Start of Provided material

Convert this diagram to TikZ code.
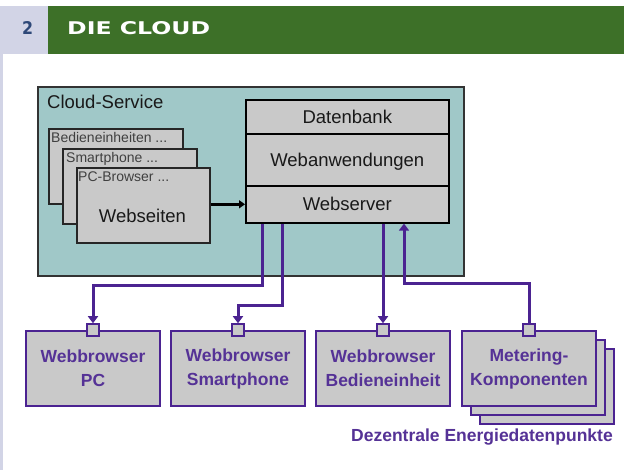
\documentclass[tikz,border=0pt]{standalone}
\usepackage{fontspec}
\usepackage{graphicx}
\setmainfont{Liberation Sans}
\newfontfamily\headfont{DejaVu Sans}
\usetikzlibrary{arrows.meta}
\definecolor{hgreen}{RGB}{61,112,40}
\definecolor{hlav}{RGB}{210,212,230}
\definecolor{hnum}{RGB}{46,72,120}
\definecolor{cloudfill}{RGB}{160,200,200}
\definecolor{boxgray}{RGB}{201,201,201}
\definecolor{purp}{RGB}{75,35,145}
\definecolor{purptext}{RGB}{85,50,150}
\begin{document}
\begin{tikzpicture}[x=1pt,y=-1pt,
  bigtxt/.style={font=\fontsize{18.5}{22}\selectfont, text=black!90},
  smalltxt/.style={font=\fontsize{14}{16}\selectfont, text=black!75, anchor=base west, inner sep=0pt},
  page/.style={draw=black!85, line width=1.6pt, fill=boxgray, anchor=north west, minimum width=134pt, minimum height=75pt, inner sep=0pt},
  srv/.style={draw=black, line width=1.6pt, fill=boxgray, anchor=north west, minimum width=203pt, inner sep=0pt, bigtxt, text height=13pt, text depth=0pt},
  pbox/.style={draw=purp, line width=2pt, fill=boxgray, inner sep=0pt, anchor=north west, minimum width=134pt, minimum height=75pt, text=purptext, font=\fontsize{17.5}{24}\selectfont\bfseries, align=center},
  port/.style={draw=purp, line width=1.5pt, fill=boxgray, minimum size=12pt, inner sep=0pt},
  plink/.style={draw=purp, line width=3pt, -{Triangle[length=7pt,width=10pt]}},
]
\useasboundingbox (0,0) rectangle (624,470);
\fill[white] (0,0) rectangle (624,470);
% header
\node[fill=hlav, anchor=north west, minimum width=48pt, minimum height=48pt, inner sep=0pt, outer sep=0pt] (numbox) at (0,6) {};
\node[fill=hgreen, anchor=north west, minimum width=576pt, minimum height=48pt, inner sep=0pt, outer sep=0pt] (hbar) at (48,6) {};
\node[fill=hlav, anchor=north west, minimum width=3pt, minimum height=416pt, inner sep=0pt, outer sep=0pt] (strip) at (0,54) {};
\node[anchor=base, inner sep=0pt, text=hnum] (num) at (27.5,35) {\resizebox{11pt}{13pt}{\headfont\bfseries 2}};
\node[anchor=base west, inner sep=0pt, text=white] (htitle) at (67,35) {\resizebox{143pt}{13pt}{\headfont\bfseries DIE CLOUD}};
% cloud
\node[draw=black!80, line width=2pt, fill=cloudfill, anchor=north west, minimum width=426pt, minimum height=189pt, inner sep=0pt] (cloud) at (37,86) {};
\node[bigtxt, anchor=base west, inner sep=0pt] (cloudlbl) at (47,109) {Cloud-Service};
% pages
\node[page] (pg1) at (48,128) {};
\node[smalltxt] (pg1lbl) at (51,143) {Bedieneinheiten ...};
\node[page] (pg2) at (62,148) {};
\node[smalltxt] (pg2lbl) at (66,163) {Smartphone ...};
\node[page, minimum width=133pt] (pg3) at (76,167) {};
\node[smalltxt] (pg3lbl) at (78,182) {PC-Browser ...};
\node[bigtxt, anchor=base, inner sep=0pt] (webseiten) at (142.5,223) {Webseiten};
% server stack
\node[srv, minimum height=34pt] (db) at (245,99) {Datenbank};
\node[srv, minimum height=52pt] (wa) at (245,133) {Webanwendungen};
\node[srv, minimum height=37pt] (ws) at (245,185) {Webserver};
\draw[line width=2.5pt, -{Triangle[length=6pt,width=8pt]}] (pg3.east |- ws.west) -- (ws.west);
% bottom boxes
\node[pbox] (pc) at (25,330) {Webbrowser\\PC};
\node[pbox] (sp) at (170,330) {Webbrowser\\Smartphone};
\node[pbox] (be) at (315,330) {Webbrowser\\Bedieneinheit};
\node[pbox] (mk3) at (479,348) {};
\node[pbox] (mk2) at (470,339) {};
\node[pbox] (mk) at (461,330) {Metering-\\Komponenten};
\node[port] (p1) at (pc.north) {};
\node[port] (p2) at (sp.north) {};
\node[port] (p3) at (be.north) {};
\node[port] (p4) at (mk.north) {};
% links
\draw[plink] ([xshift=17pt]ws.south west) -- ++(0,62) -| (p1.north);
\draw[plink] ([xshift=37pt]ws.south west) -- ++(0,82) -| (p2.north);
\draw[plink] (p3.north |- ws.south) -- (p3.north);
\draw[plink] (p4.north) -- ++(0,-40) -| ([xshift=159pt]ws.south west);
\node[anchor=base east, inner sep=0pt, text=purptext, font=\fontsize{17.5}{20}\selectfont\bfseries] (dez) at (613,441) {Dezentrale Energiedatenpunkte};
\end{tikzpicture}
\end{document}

End of Provided material

### What this task involves
Your copy of the data above should match it exactly, except that pictures are left out.

### Result of the exercise
Convert this diagram to TikZ code.
\documentclass[tikz,border=0pt]{standalone}
\usepackage{fontspec}
\usepackage{graphicx}
\setmainfont{Liberation Sans}
\newfontfamily\headfont{DejaVu Sans}
\usetikzlibrary{arrows.meta}
\definecolor{hgreen}{RGB}{61,112,40}
\definecolor{hlav}{RGB}{210,212,230}
\definecolor{hnum}{RGB}{46,72,120}
\definecolor{cloudfill}{RGB}{160,200,200}
\definecolor{boxgray}{RGB}{201,201,201}
\definecolor{purp}{RGB}{75,35,145}
\definecolor{purptext}{RGB}{85,50,150}
\begin{document}
\begin{tikzpicture}[x=1pt,y=-1pt,
  bigtxt/.style={font=\fontsize{18.5}{22}\selectfont, text=black!90},
  smalltxt/.style={font=\fontsize{14}{16}\selectfont, text=black!75, anchor=base west, inner sep=0pt},
  page/.style={draw=black!85, line width=1.6pt, fill=boxgray, anchor=north west, minimum width=134pt, minimum height=75pt, inner sep=0pt},
  srv/.style={draw=black, line width=1.6pt, fill=boxgray, anchor=north west, minimum width=203pt, inner sep=0pt, bigtxt, text height=13pt, text depth=0pt},
  pbox/.style={draw=purp, line width=2pt, fill=boxgray, inner sep=0pt, anchor=north west, minimum width=134pt, minimum height=75pt, text=purptext, font=\fontsize{17.5}{24}\selectfont\bfseries, align=center},
  port/.style={draw=purp, line width=1.5pt, fill=boxgray, minimum size=12pt, inner sep=0pt},
  plink/.style={draw=purp, line width=3pt, -{Triangle[length=7pt,width=10pt]}},
]
\useasboundingbox (0,0) rectangle (624,470);
\fill[white] (0,0) rectangle (624,470);
% header
\node[fill=hlav, anchor=north west, minimum width=48pt, minimum height=48pt, inner sep=0pt, outer sep=0pt] (numbox) at (0,6) {};
\node[fill=hgreen, anchor=north west, minimum width=576pt, minimum height=48pt, inner sep=0pt, outer sep=0pt] (hbar) at (48,6) {};
\node[fill=hlav, anchor=north west, minimum width=3pt, minimum height=416pt, inner sep=0pt, outer sep=0pt] (strip) at (0,54) {};
\node[anchor=base, inner sep=0pt, text=hnum] (num) at (27.5,35) {\resizebox{11pt}{13pt}{\headfont\bfseries 2}};
\node[anchor=base west, inner sep=0pt, text=white] (htitle) at (67,35) {\resizebox{143pt}{13pt}{\headfont\bfseries DIE CLOUD}};
% cloud
\node[draw=black!80, line width=2pt, fill=cloudfill, anchor=north west, minimum width=426pt, minimum height=189pt, inner sep=0pt] (cloud) at (37,86) {};
\node[bigtxt, anchor=base west, inner sep=0pt] (cloudlbl) at (47,109) {Cloud-Service};
% pages
\node[page] (pg1) at (48,128) {};
\node[smalltxt] (pg1lbl) at (51,143) {Bedieneinheiten ...};
\node[page] (pg2) at (62,148) {};
\node[smalltxt] (pg2lbl) at (66,163) {Smartphone ...};
\node[page, minimum width=133pt] (pg3) at (76,167) {};
\node[smalltxt] (pg3lbl) at (78,182) {PC-Browser ...};
\node[bigtxt, anchor=base, inner sep=0pt] (webseiten) at (142.5,223) {Webseiten};
% server stack
\node[srv, minimum height=34pt] (db) at (245,99) {Datenbank};
\node[srv, minimum height=52pt] (wa) at (245,133) {Webanwendungen};
\node[srv, minimum height=37pt] (ws) at (245,185) {Webserver};
\draw[line width=2.5pt, -{Triangle[length=6pt,width=8pt]}] (pg3.east |- ws.west) -- (ws.west);
% bottom boxes
\node[pbox] (pc) at (25,330) {Webbrowser\\PC};
\node[pbox] (sp) at (170,330) {Webbrowser\\Smartphone};
\node[pbox] (be) at (315,330) {Webbrowser\\Bedieneinheit};
\node[pbox] (mk3) at (479,348) {};
\node[pbox] (mk2) at (470,339) {};
\node[pbox] (mk) at (461,330) {Metering-\\Komponenten};
\node[port] (p1) at (pc.north) {};
\node[port] (p2) at (sp.north) {};
\node[port] (p3) at (be.north) {};
\node[port] (p4) at (mk.north) {};
% links
\draw[plink] ([xshift=17pt]ws.south west) -- ++(0,62) -| (p1.north);
\draw[plink] ([xshift=37pt]ws.south west) -- ++(0,82) -| (p2.north);
\draw[plink] (p3.north |- ws.south) -- (p3.north);
\draw[plink] (p4.north) -- ++(0,-40) -| ([xshift=159pt]ws.south west);
\node[anchor=base east, inner sep=0pt, text=purptext, font=\fontsize{17.5}{20}\selectfont\bfseries] (dez) at (613,441) {Dezentrale Energiedatenpunkte};
\end{tikzpicture}
\end{document}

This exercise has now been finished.